» **AIM OF THE TASK**
Take the lines from the beginning of the data below through the line holding "return s[:, 0], s[:, 1]" and return exactly those.

Rows from a dataset of charts and code:
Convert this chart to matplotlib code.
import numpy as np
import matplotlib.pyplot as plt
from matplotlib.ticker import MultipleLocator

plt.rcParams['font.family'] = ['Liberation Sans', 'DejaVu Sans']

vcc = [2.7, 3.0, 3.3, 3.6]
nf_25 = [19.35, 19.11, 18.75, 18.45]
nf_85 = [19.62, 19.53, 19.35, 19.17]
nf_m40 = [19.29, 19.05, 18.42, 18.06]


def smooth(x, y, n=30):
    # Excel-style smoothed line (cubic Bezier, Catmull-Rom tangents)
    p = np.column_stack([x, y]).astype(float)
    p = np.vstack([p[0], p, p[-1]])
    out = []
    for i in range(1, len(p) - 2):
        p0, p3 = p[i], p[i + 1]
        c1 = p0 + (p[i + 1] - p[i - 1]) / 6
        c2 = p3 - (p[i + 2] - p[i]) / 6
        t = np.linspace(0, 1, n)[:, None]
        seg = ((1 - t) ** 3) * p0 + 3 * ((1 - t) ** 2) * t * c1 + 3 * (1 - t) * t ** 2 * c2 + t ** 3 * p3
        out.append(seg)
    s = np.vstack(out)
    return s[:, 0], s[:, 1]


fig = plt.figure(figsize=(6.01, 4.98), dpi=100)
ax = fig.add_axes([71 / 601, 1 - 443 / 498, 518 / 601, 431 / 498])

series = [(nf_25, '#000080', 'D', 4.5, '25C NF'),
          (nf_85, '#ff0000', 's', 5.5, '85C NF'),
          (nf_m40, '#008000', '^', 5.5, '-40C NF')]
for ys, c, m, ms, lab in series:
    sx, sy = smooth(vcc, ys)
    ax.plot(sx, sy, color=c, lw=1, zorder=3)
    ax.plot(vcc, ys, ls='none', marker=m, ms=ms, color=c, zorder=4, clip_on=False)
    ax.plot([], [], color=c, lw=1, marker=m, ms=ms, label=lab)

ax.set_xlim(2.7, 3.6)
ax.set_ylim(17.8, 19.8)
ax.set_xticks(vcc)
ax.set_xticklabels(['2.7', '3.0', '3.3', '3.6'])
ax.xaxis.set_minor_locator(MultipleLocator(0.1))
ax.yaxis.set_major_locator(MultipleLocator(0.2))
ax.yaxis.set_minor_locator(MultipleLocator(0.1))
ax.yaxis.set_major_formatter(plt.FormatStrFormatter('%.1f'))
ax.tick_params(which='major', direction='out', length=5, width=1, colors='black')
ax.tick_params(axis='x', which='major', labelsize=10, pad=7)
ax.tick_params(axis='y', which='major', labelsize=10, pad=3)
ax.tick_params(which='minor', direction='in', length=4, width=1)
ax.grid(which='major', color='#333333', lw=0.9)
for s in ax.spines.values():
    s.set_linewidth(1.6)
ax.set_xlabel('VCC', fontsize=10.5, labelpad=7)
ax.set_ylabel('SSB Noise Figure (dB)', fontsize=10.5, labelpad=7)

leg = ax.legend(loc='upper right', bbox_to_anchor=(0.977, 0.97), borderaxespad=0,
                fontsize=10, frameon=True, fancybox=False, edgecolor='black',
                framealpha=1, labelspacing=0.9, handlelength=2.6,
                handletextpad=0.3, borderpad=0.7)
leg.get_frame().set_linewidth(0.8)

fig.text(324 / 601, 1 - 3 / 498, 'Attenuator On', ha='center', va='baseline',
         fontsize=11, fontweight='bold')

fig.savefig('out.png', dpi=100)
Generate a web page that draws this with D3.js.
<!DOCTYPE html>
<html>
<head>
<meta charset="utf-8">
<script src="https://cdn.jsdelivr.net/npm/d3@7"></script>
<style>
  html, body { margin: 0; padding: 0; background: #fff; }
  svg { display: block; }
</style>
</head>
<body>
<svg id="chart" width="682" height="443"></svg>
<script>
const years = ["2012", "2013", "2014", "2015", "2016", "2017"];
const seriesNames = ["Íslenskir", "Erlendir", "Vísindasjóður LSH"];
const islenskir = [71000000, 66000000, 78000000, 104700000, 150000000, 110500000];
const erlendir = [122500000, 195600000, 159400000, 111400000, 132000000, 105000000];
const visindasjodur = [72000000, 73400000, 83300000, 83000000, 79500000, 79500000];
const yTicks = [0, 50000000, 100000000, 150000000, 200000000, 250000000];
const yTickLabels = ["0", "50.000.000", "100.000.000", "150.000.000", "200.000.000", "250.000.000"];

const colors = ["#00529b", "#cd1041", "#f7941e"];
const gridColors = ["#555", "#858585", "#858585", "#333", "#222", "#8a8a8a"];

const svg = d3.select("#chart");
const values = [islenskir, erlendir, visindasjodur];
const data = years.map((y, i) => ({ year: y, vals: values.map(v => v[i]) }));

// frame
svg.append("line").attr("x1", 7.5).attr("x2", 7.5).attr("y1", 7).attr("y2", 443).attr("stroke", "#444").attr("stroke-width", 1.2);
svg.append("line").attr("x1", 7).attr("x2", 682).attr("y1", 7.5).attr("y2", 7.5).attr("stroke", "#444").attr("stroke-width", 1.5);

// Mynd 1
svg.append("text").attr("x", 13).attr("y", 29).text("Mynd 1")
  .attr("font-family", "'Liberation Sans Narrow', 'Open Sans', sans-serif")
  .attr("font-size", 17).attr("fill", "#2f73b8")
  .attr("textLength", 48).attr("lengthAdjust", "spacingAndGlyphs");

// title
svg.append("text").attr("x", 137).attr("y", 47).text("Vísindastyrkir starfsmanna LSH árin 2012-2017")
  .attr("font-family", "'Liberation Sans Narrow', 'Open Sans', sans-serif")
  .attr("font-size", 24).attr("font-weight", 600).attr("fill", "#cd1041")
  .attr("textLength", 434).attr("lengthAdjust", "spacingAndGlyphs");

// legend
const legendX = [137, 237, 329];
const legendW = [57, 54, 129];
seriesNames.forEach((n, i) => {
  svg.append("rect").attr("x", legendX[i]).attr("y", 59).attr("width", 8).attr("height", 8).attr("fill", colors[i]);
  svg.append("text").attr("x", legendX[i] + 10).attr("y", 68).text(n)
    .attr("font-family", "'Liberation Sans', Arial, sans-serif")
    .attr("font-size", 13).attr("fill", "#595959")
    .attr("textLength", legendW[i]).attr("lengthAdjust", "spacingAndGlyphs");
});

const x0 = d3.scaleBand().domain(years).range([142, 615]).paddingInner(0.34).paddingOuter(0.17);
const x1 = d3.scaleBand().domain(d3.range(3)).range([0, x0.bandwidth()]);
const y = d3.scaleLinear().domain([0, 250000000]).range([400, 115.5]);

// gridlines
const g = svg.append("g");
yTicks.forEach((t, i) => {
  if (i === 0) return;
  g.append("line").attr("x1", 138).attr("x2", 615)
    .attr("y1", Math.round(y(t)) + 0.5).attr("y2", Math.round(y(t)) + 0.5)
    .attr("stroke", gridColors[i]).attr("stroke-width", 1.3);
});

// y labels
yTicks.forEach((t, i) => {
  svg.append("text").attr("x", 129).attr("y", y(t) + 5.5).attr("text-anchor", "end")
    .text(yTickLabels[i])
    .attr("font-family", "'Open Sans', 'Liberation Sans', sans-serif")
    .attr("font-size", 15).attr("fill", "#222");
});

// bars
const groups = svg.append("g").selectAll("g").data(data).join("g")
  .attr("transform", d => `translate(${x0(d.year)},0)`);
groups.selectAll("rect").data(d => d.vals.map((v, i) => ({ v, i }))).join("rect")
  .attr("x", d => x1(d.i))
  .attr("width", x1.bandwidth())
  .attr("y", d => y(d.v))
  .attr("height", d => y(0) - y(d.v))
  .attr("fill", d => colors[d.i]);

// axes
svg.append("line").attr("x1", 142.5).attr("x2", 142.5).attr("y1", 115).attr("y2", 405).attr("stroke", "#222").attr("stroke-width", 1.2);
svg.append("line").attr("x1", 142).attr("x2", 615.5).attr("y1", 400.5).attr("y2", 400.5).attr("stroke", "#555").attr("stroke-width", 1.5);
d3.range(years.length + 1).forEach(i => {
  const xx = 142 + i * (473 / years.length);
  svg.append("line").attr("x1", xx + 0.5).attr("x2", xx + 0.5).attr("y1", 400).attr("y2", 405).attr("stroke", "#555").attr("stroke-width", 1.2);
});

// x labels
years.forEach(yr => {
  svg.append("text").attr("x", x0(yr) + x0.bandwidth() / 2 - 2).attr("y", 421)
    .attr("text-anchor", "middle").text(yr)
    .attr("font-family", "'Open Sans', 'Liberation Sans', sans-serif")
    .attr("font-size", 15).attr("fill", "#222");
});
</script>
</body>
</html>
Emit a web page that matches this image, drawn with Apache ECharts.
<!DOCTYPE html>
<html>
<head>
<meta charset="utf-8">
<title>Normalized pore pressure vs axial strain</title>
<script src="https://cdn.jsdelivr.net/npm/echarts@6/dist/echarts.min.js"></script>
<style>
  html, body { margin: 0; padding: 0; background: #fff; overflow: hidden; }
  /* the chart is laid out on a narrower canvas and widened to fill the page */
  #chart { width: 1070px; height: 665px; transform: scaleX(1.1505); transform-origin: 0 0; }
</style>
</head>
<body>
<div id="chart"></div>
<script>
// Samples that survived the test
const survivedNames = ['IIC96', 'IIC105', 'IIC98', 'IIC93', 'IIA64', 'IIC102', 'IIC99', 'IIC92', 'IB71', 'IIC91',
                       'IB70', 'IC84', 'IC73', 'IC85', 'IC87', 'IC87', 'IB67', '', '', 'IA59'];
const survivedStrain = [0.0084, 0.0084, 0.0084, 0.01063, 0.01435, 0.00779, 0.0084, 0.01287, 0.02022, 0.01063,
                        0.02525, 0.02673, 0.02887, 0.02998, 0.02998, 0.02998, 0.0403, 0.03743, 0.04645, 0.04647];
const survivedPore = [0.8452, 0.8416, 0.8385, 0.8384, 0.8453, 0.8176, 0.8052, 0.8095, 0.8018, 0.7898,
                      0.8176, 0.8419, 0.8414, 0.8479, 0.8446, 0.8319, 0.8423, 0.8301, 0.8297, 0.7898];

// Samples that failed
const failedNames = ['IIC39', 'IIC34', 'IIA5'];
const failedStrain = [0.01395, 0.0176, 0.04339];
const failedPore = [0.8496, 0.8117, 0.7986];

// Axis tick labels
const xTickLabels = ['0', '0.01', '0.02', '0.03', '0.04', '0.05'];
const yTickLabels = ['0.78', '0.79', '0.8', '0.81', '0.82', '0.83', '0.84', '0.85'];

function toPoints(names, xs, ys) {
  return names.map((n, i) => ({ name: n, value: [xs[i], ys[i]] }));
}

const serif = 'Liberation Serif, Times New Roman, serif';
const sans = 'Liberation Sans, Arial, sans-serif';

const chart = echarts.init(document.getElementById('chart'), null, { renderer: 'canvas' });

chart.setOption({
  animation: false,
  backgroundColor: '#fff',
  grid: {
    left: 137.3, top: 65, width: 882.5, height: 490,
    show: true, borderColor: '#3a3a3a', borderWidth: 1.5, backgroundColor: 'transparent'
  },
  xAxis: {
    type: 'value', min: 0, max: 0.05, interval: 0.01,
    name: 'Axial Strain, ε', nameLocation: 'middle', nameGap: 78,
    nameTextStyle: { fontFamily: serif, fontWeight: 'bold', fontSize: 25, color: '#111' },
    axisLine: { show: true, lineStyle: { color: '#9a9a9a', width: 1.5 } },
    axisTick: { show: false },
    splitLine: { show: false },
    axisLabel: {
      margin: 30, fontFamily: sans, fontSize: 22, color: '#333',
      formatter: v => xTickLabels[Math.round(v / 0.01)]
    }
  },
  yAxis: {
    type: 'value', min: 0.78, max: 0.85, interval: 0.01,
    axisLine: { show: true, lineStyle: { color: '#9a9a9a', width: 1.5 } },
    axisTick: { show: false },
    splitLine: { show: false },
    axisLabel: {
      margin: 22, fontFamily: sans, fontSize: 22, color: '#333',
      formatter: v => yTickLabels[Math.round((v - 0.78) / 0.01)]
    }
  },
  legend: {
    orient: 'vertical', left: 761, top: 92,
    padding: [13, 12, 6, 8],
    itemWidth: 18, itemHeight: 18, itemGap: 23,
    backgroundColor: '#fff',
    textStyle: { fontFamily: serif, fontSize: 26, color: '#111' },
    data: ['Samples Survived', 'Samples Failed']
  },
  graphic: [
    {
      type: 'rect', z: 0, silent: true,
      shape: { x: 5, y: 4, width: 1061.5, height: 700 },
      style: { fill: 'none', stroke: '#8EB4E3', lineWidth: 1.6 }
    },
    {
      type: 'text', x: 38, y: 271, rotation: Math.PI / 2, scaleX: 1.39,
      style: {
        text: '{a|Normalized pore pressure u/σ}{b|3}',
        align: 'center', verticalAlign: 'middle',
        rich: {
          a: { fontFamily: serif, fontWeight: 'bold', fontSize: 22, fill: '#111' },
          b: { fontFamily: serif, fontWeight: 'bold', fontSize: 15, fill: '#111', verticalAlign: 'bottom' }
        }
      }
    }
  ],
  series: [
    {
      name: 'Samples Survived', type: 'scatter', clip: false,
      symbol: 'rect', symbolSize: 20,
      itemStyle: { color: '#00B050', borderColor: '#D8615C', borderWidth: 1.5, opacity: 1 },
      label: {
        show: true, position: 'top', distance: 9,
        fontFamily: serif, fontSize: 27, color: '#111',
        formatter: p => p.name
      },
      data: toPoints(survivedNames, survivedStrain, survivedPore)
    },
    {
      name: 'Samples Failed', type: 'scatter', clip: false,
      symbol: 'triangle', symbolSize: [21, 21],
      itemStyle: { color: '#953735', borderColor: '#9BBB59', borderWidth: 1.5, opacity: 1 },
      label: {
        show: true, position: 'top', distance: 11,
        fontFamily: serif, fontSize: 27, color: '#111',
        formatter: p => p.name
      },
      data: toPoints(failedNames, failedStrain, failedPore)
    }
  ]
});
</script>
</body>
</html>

» **ANSWER**
Convert this chart to matplotlib code.
import numpy as np
import matplotlib.pyplot as plt
from matplotlib.ticker import MultipleLocator

plt.rcParams['font.family'] = ['Liberation Sans', 'DejaVu Sans']

vcc = [2.7, 3.0, 3.3, 3.6]
nf_25 = [19.35, 19.11, 18.75, 18.45]
nf_85 = [19.62, 19.53, 19.35, 19.17]
nf_m40 = [19.29, 19.05, 18.42, 18.06]


def smooth(x, y, n=30):
    # Excel-style smoothed line (cubic Bezier, Catmull-Rom tangents)
    p = np.column_stack([x, y]).astype(float)
    p = np.vstack([p[0], p, p[-1]])
    out = []
    for i in range(1, len(p) - 2):
        p0, p3 = p[i], p[i + 1]
        c1 = p0 + (p[i + 1] - p[i - 1]) / 6
        c2 = p3 - (p[i + 2] - p[i]) / 6
        t = np.linspace(0, 1, n)[:, None]
        seg = ((1 - t) ** 3) * p0 + 3 * ((1 - t) ** 2) * t * c1 + 3 * (1 - t) * t ** 2 * c2 + t ** 3 * p3
        out.append(seg)
    s = np.vstack(out)
    return s[:, 0], s[:, 1]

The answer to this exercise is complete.